Apesar do reajuste tarifário ser legal, Berticelli afirma que “não é uma regra que tenha que ocorrer, ainda mais levando em consideração que estamos vivendo uma situação atípica, não é comum, nunca passamos por uma situação como estamos passando agora. A situação pede medidas diferenciadas.”
Em nota, a Enel afirma que “todas as distribuidoras de energia do país passam por reajuste anual da tarifa de energia, previsto em contrato de concessão, sendo o reajuste das tarifas da Enel São Paulo sempre nos meses de julho”.

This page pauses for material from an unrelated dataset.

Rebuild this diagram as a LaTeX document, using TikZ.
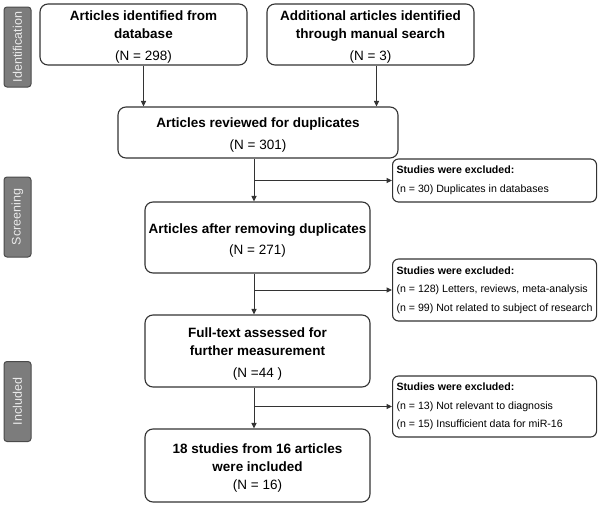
\documentclass[tikz,border=0pt]{standalone}
\usepackage{fontspec}
\setmainfont{Liberation Sans}
\usetikzlibrary{arrows.meta}
\definecolor{linegray}{HTML}{333333}
\definecolor{tabgray}{HTML}{7C7C7C}
\definecolor{tabedge}{HTML}{4A4A4A}
\newcommand{\topgap}{\rule{0pt}{15pt}}

\begin{document}
\begin{tikzpicture}[x=1pt,y=-1pt,
    box/.style={draw=linegray,line width=1.1pt,rounded corners=8pt,inner sep=0pt,
        align=center,font=\fontsize{13.5}{18}\selectfont},
    exbox/.style={draw=linegray,line width=1.1pt,rounded corners=6pt,inner xsep=4pt,
        inner ysep=3pt,anchor=west,text width=196pt,align=flush left,
        font=\fontsize{10.6}{18.5}\selectfont},
    tab/.style={draw=tabedge,fill=tabgray,line width=1pt,rounded corners=3pt,rotate=90,
        minimum width=80pt,minimum height=27pt,inner sep=0pt,text=white!92!black,
        font=\fontsize{12.5}{15}\selectfont},
    arr/.style={draw=linegray,line width=1pt,-{Triangle[length=5.5pt,width=5pt]}}]
            		\useasboundingbox (0,0) rectangle (600,506);

            		% stage tabs
            		\node (t1) at (17.5,47) [tab] {Identification};
            		\node (t2) at (17.5,217) [tab] {Screening};
            		\node (t3) at (17.5,401.5) [tab] {Included};

            		% main boxes
            		\node (b1) at (143.5,34.5) [box,minimum width=207pt,minimum height=61pt]
            		    {\topgap\textbf{Articles identified from}\\\textbf{database}\\[4pt](N = 298)};
            		\node (b2) at (370.5,34.5) [box,minimum width=207pt,minimum height=61pt]
            		    {\topgap\textbf{Additional articles identified}\\\textbf{through manual search}\\[4pt](N = 3)};
            		\node (b3) at (258,132.5) [box,minimum width=280pt,minimum height=51pt]
            		    {\topgap\textbf{Articles reviewed for duplicates}\\[4pt](N = 301)};
            		\node (b4) at (257.5,237.5) [box,minimum width=225pt,minimum height=71pt]
            		    {\topgap\textbf{Articles after removing duplicates}\\[3pt](N = 271)};
            		\node (b5) at (257.5,351) [box,minimum width=225pt,minimum height=72pt]
            		    {\topgap\textbf{Full-text assessed for}\\\textbf{further measurement}\\[4pt](N =44 )};
            		\node (b6) at (257.5,465.5) [box,minimum width=225pt,minimum height=73pt]
            		    {\topgap\textbf{18 studies from 16 articles}\\\textbf{were included}\\(N = 16)};

            		% exclusion boxes
            		\node (e1) at (392,180.5) [exbox,minimum height=43pt]
            		    {\textbf{Studies were excluded:}\\\mbox{(n = 30) Duplicates in databases}};
            		\node (e2) at (392,290) [exbox,minimum height=62pt]
            		    {\textbf{Studies were excluded:}\\\mbox{(n = 128) Letters, reviews, meta-analysis}\\\mbox{(n = 99) Not related to subject of research}};
            		\node (e3) at (392,406.5) [exbox,minimum height=61pt]
            		    {\textbf{Studies were excluded:}\\\mbox{(n = 13) Not relevant to diagnosis}\\\mbox{(n = 15) Insufficient data for miR-16}};

            		% spine points
            		\coordinate (s3) at ([xshift=-4pt]b3.south);
            		\coordinate (s4) at ([xshift=-3.5pt]b4.south);
            		\coordinate (s5) at ([xshift=-3.5pt]b5.south);

            		\draw[arr] (b1.south) -- (b1.south |- b3.north);
            		\draw[arr] ([xshift=6pt]b2.south) -- ([xshift=6pt]b2.south |- b3.north);
            		\draw[arr] (s3) -- (s3 |- b4.north);
            		\draw[arr] (s4) -- (s4 |- b5.north);
            		\draw[arr] (s5) -- (s5 |- b6.north);
            		\draw[arr] (s3 |- e1.west) -- (e1.west);
            		\draw[arr] (s4 |- e2.west) -- (e2.west);
            		\draw[arr] (s5 |- e3.west) -- (e3.west);

        		\end{tikzpicture}
\end{document}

A empresa italiana defende que o reajuste leva em consideração “os custos de compra de energia, impactados pela alta do dólar, a operação do sistema de transmissão, os encargos setoriais e a distribuição da energia elétrica”.
“Cabe esclarecer que, de cada R$ 100 cobrados nas faturas de energia, apenas R$ 17 ficam com a Enel São Paulo para a operação, expansão e manutenção da rede de energia elétrica. O restante se refere a outros itens, como custo com a compra de energia, transmissão, tributos e encargos setoriais”, diz a empresa.
A mesma pesquisa da Fiesc explica que, nesse sentido, o preço da energia aumentou 85,8% entre 2008 e 2017, enquanto a inflação subiu 71,5%. Por outro lado, Berticelli defende que a alta dos preços se dê pelo fato do preço de mercado da energia ser corroborado em cima de energia fóssil, como é internacionalmente.
Consultada pelo Brasil de Fato sobre os temas desta reportagem, a Aneel não respondeu diretamente às perguntas e limitou-se a encaminhar links com “medidas da Agência para proteger os consumidores de energia durante o período da pandemia”.